Treeborne: A Novel
Caleb Johnson’s debut, Treeborne, is a story about a family living in Elberta, Alabama, where a parcel of land, 700 acres in total, arouses deep emotions as it’s about to be flooded over when the 80-year-old Hernando De Soto dam is scheduled for destruction.
Familial secrets are spilled as main narrator Janie Treeborne and others begin to recount what it means to live on The Seven, to confront what it means to be a Treeborne. As the story is relayed, conquistadors once brought and planted peach trees, and the fruit and its many agricultural benefits including vocations, peach centered celebrations, and the simple enjoyment of eating, are scattered throughout the story for added setting and texture.
Hardships seems synonymous with the Treeborne name, from present day Janie’s refusal to leave the land she’s fought for her entire life despite the coming water, to her grandfather Hugh’s sculptures found by a Northerner who then takes credit for them, and on to her Aunt Tammy’s cutting of the precious trees on The Seven, prompting a younger Janie to formulate a mismanaged plan resulting in unforeseen circumstances that get out of hand.
There are singular turns of phrase in the story that give Johnson’s writing a fresh tone. One was “foot,” used in the manner of saying “shoot.”
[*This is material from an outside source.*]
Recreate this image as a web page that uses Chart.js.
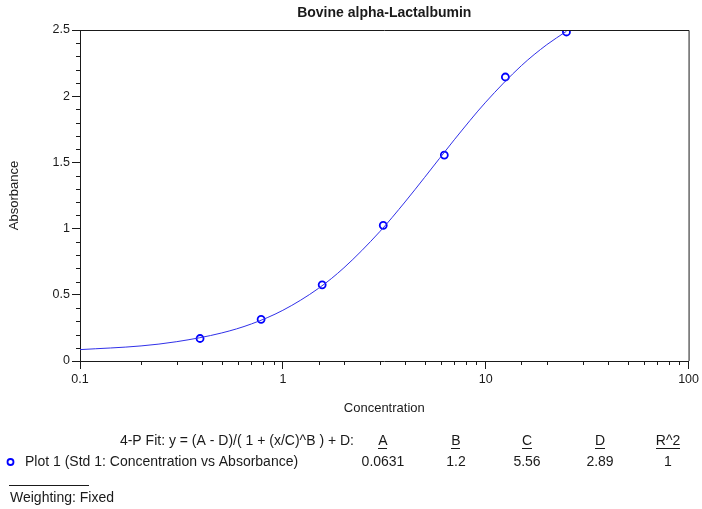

“Do you remember how much it was you paid?” he asked.
“Foot yes, I do,” she said.
Evoking Cormac McCarthy, Johnson strings also words together, like britchesleg and orchardfield. He is deft with the dialect of the south, bringing out realistic speech patterns that also give authenticity to the dialogue.
This story of the inhabitants of Elberta, and those of the Treeborne clan, consists of many different and connected parts, and the author leaves it to the reader to become acquainted to the best of their ability; some may find this confusing. While Janie Treeborne is the main narrator, several timeframes are presented as well as other family and other key individuals' viewpoints in the third person, and the story moves from present day to 1958, 1929, 1930, back to present day, and so on.
There is a quirky and strange relationship with an inanimate object, Janie Treeborne’s doll, an interesting yet puzzling aspect of the story. Handmade and referenced as “dirt boy,” as well as “Crusoe,” the doll was created by her artistic grandfather. The first time the doll is mentioned, Janie speaks of it as if it is a real person.
“Sometimes after breakfast I’ll drive out at The Seven and prowl around them woods for a spell—same way me and Crusoe did.”
Crusoe does things on his own, like building a fire, conversing, walking, thinking, seeing—doing what any human would do. These could be the mystical manifestations of the human mind once it encounters personal tragedy, pain, and loss, as all the Treebornes suffer, yet it lends a peculiar quality to the story.
All in all, Treeborne is a certainly a one of kind story, and readers will have to determine for themselves what to make of this distinctively different and thought provoking southern fiction novel.